Using the definition of adding rational Cauchy sequences, the associativity law for adding rational Cauchy sequences, and the associativity law for adding rational numbers we get: \[\begin{array}{rcll} x+y=(x_n^\prime+y_n^\prime)_{n\in\mathbb N}+ I&=&(x_n+a_n)_{n\in\mathbb N}+(y_n+b_n)_{n\in\mathbb N}+ I&\text{because }x\text{ and }y\text{ are left cosets of }I\\ &=&((x_n+a_n)+(y_n+b_n))_{n\in\mathbb N}+ I&\text{by definition of adding rational Cauchy sequences}\\ &=&((x_n+a_n+y_n)+b_n)_{n\in\mathbb N}+ I&\text{by associativity of adding rational numbers}\\ &=&(x_n+a_n+y_n)_{n\in\mathbb N}+(b_n)_{n\in\mathbb N}+ I&\text{by definition of adding rational Cauchy sequences}\\ &=&(x_n+a_n+y_n)_{n\in\mathbb N}+I&\text{because }(b_n)_{n\in\mathbb N}\in I\\ &=&(x_n+(a_n+y_n))_{n\in\mathbb N}+I&\text{by associativity law for adding rational numbers}\\ \end{array}\] Note that, since \((M, + )\) is commutative, so is \((I, + )\). Thus, \(I\) is a normal subgroup of \(M\). Therefore, there for the rational sequence \((a_n)_{n\in\mathbb N}\in I\) convergent to \(0\) it holds that \((a_n+y_n)_{n\in\mathbb N}=(y_n+a_n)_{n\in\mathbb N}\). We can now continue our calculation by replacing \[\begin{array}{rcll} (x_n+(a_n+y_n))_{n\in\mathbb N}+I&=&(x_n+(y_n+a_n))_{n\in\mathbb N}+I&\text{because }I\text{ is a normal subgroup of }M\\ &=&((x_n+y_n)+a_n)_{n\in\mathbb N}+I&\text{by associativity law for adding rational numbers}\\ &=&(x_n+y_n)_{n\in\mathbb N}+(a_n)_{n\in\mathbb N}+I&\text{by definition of adding rational Cauchy sequences}\\ &=&(x_n+y_n)_{n\in\mathbb N}+I&\text{because }(a_n)_{n\in\mathbb N}\in I\\ \end{array}\]

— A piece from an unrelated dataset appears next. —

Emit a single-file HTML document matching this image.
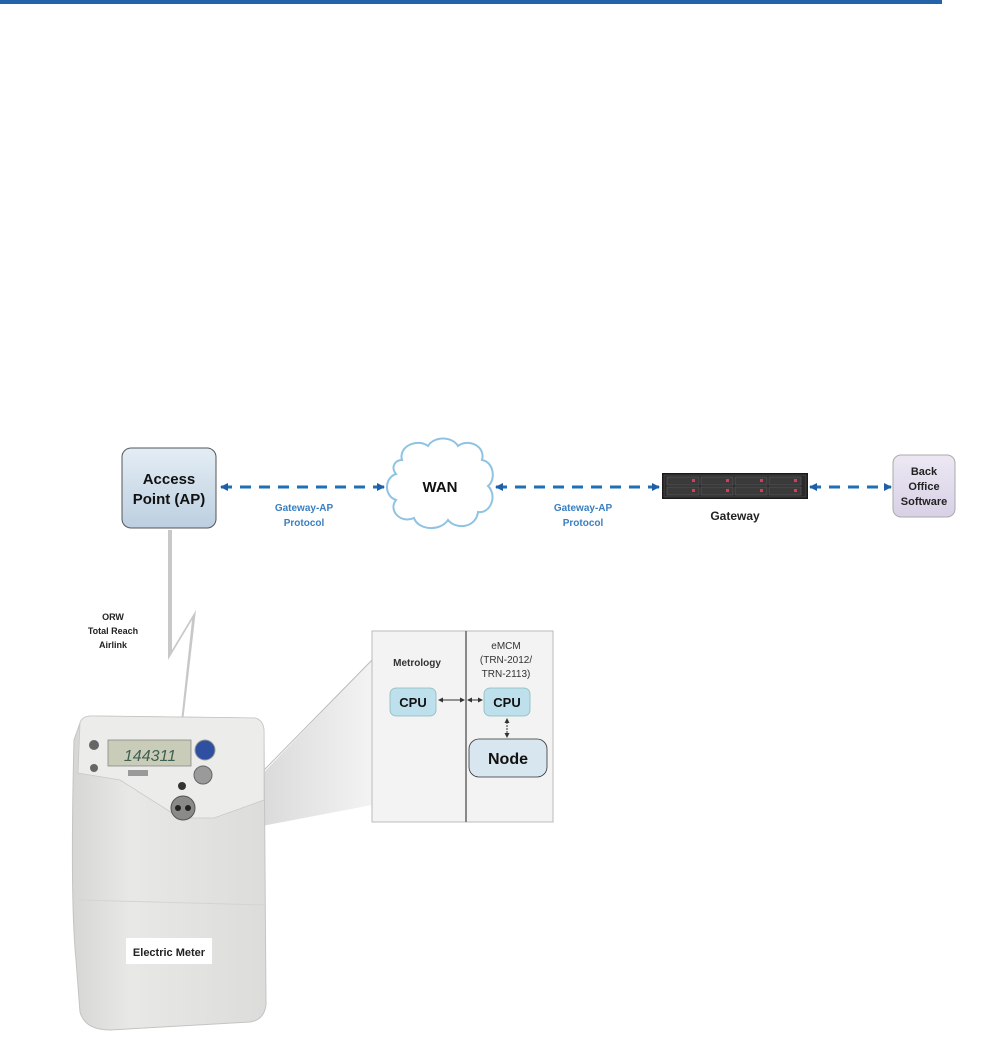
<!DOCTYPE html>
<html><head><meta charset="utf-8"><style>
html,body{margin:0;padding:0;background:#fff;}
svg{display:block;}
text{font-family:"Liberation Sans",sans-serif;font-weight:bold;}
</style></head><body>
<svg width="981" height="1047" viewBox="0 0 981 1047" xmlns="http://www.w3.org/2000/svg">
<defs>
<linearGradient id="ap" x1="0" y1="0" x2="0" y2="1"><stop offset="0" stop-color="#e4edf5"/><stop offset="1" stop-color="#bccfe0"/></linearGradient>
<linearGradient id="bo" x1="0" y1="0" x2="0" y2="1"><stop offset="0" stop-color="#ece8f3"/><stop offset="1" stop-color="#d8d1e6"/></linearGradient>
<linearGradient id="beam" x1="0" y1="0" x2="1" y2="0"><stop offset="0" stop-color="#bbb"/><stop offset="1" stop-color="#eee"/></linearGradient>
<linearGradient id="mb" x1="0" y1="0" x2="1" y2="0"><stop offset="0" stop-color="#d6d6d4"/><stop offset="0.3" stop-color="#e8e8e6"/><stop offset="1" stop-color="#dcdcda"/></linearGradient>
<marker id="ah" markerWidth="8" markerHeight="8" refX="7" refY="4" orient="auto-start-reverse" markerUnits="userSpaceOnUse"><path d="M0,0 L8,4 L0,8 z" fill="#1f5fa6"/></marker>
<marker id="sa" markerWidth="5" markerHeight="5" refX="4" refY="2.5" orient="auto-start-reverse" markerUnits="userSpaceOnUse"><path d="M0,0 L5,2.5 L0,5 z" fill="#333"/></marker>
</defs>
<rect x="0" y="0" width="942" height="4" fill="#2462aa"/>

<!-- AP -->
<rect x="122" y="448" width="94" height="80" rx="9" fill="url(#ap)" stroke="#555" stroke-width="1"/>
<text x="169" y="484" font-size="15" text-anchor="middle" fill="#111">Access</text>
<text x="169" y="504" font-size="15" text-anchor="middle" fill="#111">Point (AP)</text>

<!-- connectors -->
<g stroke="#1f6fb5" stroke-width="3" stroke-dasharray="11,8" fill="none">
<line x1="221" y1="487" x2="384" y2="487" marker-start="url(#ah)" marker-end="url(#ah)"/>
<line x1="496" y1="487" x2="659" y2="487" marker-start="url(#ah)" marker-end="url(#ah)"/>
<line x1="810" y1="487" x2="891" y2="487" marker-start="url(#ah)" marker-end="url(#ah)"/>
</g>
<g font-size="10" fill="#3a7fc0" text-anchor="middle">
<text x="304" y="511">Gateway-AP</text><text x="304" y="526">Protocol</text>
<text x="583" y="511">Gateway-AP</text><text x="583" y="526">Protocol</text>
</g>

<!-- cloud -->
<path d="M402,460 C398,446 418,438 428,446 C434,436 452,436 458,446 C468,438 486,446 482,460 C494,462 496,480 488,486 C498,496 490,514 478,512 C476,528 456,530 448,520 C440,532 418,530 414,518 C400,524 388,510 396,500 C384,496 384,478 396,474 C390,466 396,460 402,460 z" fill="#fff" stroke="#8fc3e3" stroke-width="2"/>
<text x="440" y="492" font-size="15" text-anchor="middle" fill="#111">WAN</text>

<!-- gateway rack -->
<rect x="662" y="473" width="146" height="26" fill="#1a1a1a"/>
<rect x="664" y="475" width="142" height="22" fill="#2b2b2b" stroke="#555" stroke-width="0.6"/>
<g fill="#3a3a3a" stroke="#666" stroke-width="0.5">
<rect x="667" y="477" width="32" height="8"/><rect x="701" y="477" width="32" height="8"/><rect x="735" y="477" width="32" height="8"/><rect x="769" y="477" width="32" height="8"/>
<rect x="667" y="487" width="32" height="8"/><rect x="701" y="487" width="32" height="8"/><rect x="735" y="487" width="32" height="8"/><rect x="769" y="487" width="32" height="8"/>
</g>
<g fill="#d0405c">
<rect x="692" y="479" width="3" height="3"/><rect x="726" y="479" width="3" height="3"/><rect x="760" y="479" width="3" height="3"/><rect x="794" y="479" width="3" height="3"/>
<rect x="692" y="489" width="3" height="3"/><rect x="726" y="489" width="3" height="3"/><rect x="760" y="489" width="3" height="3"/><rect x="794" y="489" width="3" height="3"/>
</g>
<text x="735" y="520" font-size="12" text-anchor="middle" fill="#222">Gateway</text>

<!-- back office -->
<rect x="893" y="455" width="62" height="62" rx="8" fill="url(#bo)" stroke="#aaa" stroke-width="1"/>
<g font-size="11" text-anchor="middle" fill="#222">
<text x="924" y="475">Back</text><text x="924" y="490">Office</text><text x="924" y="505">Software</text>
</g>

<!-- lightning -->
<path d="M170,530 L172,530 L172,650 L196,610 L183,722 L181,722 L192,620 L168,660 L168,530 z" fill="#c8c8c8"/>
<g font-size="9" text-anchor="middle" fill="#222">
<text x="113" y="620">ORW</text><text x="113" y="634">Total Reach</text><text x="113" y="648">Airlink</text>
</g>

<!-- zoom beams -->
<polygon points="215,823 372,660 372,805 215,835" fill="url(#beam)" opacity="0.7"/>
<line x1="215" y1="820" x2="372" y2="660" stroke="#bbb" stroke-width="1"/>

<!-- inset -->
<rect x="372" y="631" width="181" height="191" fill="#f3f3f3" stroke="#bbb" stroke-width="1"/>
<line x1="466" y1="631" x2="466" y2="822" stroke="#666" stroke-width="1.5"/>
<text x="417" y="666" font-size="10" text-anchor="middle" fill="#333">Metrology</text>
<g font-size="10" text-anchor="middle" fill="#333" font-weight="normal">
<text x="506" y="649" style="font-weight:normal">eMCM</text><text x="506" y="663" style="font-weight:normal">(TRN-2012/</text><text x="506" y="677" style="font-weight:normal">TRN-2113)</text>
</g>
<rect x="390" y="688" width="46" height="28" rx="6" fill="#bde0ec" stroke="#8bb" stroke-width="0.8"/>
<text x="413" y="707" font-size="13" text-anchor="middle" fill="#111">CPU</text>
<rect x="484" y="688" width="46" height="28" rx="6" fill="#bde0ec" stroke="#8bb" stroke-width="0.8"/>
<text x="507" y="707" font-size="13" text-anchor="middle" fill="#111">CPU</text>
<line x1="439" y1="700" x2="464" y2="700" stroke="#333" stroke-width="1" marker-start="url(#sa)" marker-end="url(#sa)"/>
<line x1="468" y1="700" x2="482" y2="700" stroke="#333" stroke-width="1" marker-start="url(#sa)" marker-end="url(#sa)"/>
<line x1="507" y1="719" x2="507" y2="737" stroke="#333" stroke-width="1" stroke-dasharray="2,1" marker-start="url(#sa)" marker-end="url(#sa)"/>
<rect x="469" y="739" width="78" height="38" rx="10" fill="#d8e6f0" stroke="#333" stroke-width="0.8"/>
<text x="508" y="764" font-size="16" text-anchor="middle" fill="#111">Node</text>

<!-- meter -->
<path d="M80,723 Q82,716 92,716 L255,718 Q263,720 264,730 L266,1005 Q264,1020 250,1022 L110,1030 Q85,1030 80,1012 L76,960 Q70,900 74,740 Z" fill="url(#mb)" stroke="#c4c4c2" stroke-width="1"/>
<path d="M80,723 Q82,716 92,716 L255,718 Q263,720 264,730 L264,800 L214,818 L180,818 L120,780 L78,773 Z" fill="#ececea" stroke="#c8c8c6" stroke-width="0.8"/>
<rect x="108" y="740" width="83" height="26" fill="#c9ccb8" stroke="#888" stroke-width="0.8"/>
<text x="150" y="761" font-size="16" fill="#3f6050" text-anchor="middle" font-style="italic" style="font-weight:normal">144311</text>
<circle cx="205" cy="750" r="10" fill="#2f4fa0" stroke="#999"/>
<circle cx="203" cy="775" r="9" fill="#9a9a9a" stroke="#666"/>
<circle cx="182" cy="786" r="4" fill="#333"/>
<circle cx="183" cy="808" r="12" fill="#8a8a88" stroke="#555"/>
<circle cx="178" cy="808" r="3" fill="#222"/><circle cx="188" cy="808" r="3" fill="#222"/>
<circle cx="94" cy="745" r="5" fill="#666"/><circle cx="94" cy="768" r="4" fill="#666"/>
<rect x="128" y="770" width="20" height="6" fill="#999"/>
<line x1="78" y1="900" x2="266" y2="905" stroke="#d4d4d2" stroke-width="1"/>
<rect x="126" y="938" width="86" height="26" fill="#fff"/>
<text x="169" y="956" font-size="11" text-anchor="middle" fill="#222">Electric Meter</text>
</svg>
</body></html>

This demonstrates that the addition of real numbers "\(+\)" is well-defined, since it does not depend on the particular choice of their representatives \((x_n)_{n\in\mathbb N},(y_n)_{n\in\mathbb N}\in M\) or \((x_n^\prime)_{n\in\mathbb N},(y_n^\prime)_{n\in\mathbb N}\in M\).